The answer can be found in the very premise of the show itself. When “Love is Blind” first aired in 2020, it sported a novel, never-before-seen concept. What other reality TV execs could possibly dream up the idea of tossing their contestants into small, gaudily decorated boxes for the duration of their first few episodes? It was genius, truly. But the novelty has begun to wear off, with only the superficial drama of the show’s contestants to keep it afloat. Aspects of the show that, at its start, were tolerable have become simply unbearable. It would be easy to rattle off the seemingly never-ending list of the show’s more irritating traits — its consistently conventionally attractive contestants, its insistence on featuring solely heterosexual relationships, its loosey-goosey and lackadaisical use of the word “experiment” — but the core fault with the show is much simpler. In short, it has become painfully predictable, so much so that it has become almost unwatchable. 

The show fails its audiences on two fronts: in the pods and at the altar. Part of the initial intrigue of “Love is Blind” came from the show’s consistent ability to keep stakes high for contestants — and viewers — at all times. Who will participants choose in the pods? How will the pairs react upon first seeing each others’ faces? And, later, how will their engagement work out? Will they say yes at the altar? These questions drove viewership and overall interest in the show, keeping us all firmly and permanently on our toes. But as “Love is Blind” has churned out one season after another, the stakes have lowered considerably, with the answers to these once elusive questions now seeming much more obvious. While some participants may have difficulty choosing between prospective partners in the pods, the romantic trajectory of most pairs is made clear by both their individual interviews and the show’s own clipping and editing. Although the most interesting aspect of the show may be its very literal take on the term “blind date,” the auspicious moments in which each pair’s physical characteristics are revealed are surprisingly low stakes; with such attractive contestants, most couples have very few complaints, and even those that do are known to put a pin in their concerns, opting to carry on with the “experiment” and keep marching towards the wedding. So, that’s the excitement of the pods unceremoniously quashed. The lead-up to the weddings is a little more exciting than the unorthodox courtship of the pods, yet the ridiculously low success rate of the show’s couples renders the “I do’s” and “I don’ts” of the wedding ceremonies virtually meaningless. No matter which words the couples choose to say at the altar, we all know they’ll end up alone eventually. Thus, the weddings — one of the show’s most dramatized and supposedly-thrilling plot points — are, too, rendered obsolete. 

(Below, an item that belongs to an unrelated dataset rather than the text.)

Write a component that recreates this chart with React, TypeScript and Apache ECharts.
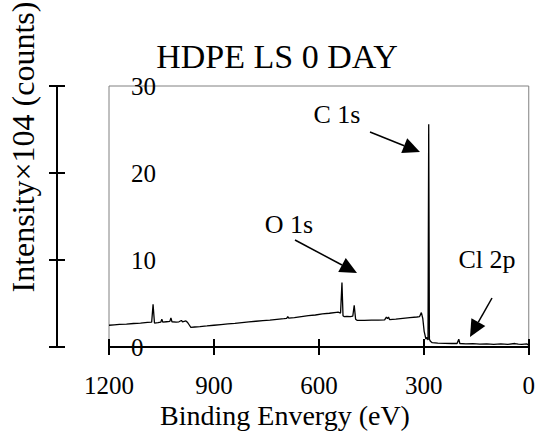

But, perhaps that’s the fun of a show like “Love is Blind” — watching each and every one of the contestants’ relationships ultimately crumble in dramatic fashion. I myself have spent many an hour in front of my television watching the “Love is Blind” couples skip merrily along on their paths to individual disaster and devastation, hideous wine glasses in hand. When the first episodes dropped, I stayed parked on my couch for each and every one, managing to drag my roommate, and later her boyfriend, into joining me in my amused, and mildly disturbed, reverie. Repetitive and ultimately meaningless as it may be, at the very least we can say that “Love is Blind” provides us with plenty of spectacles and mindless entertainment. And, really, isn’t that what reality TV is all about?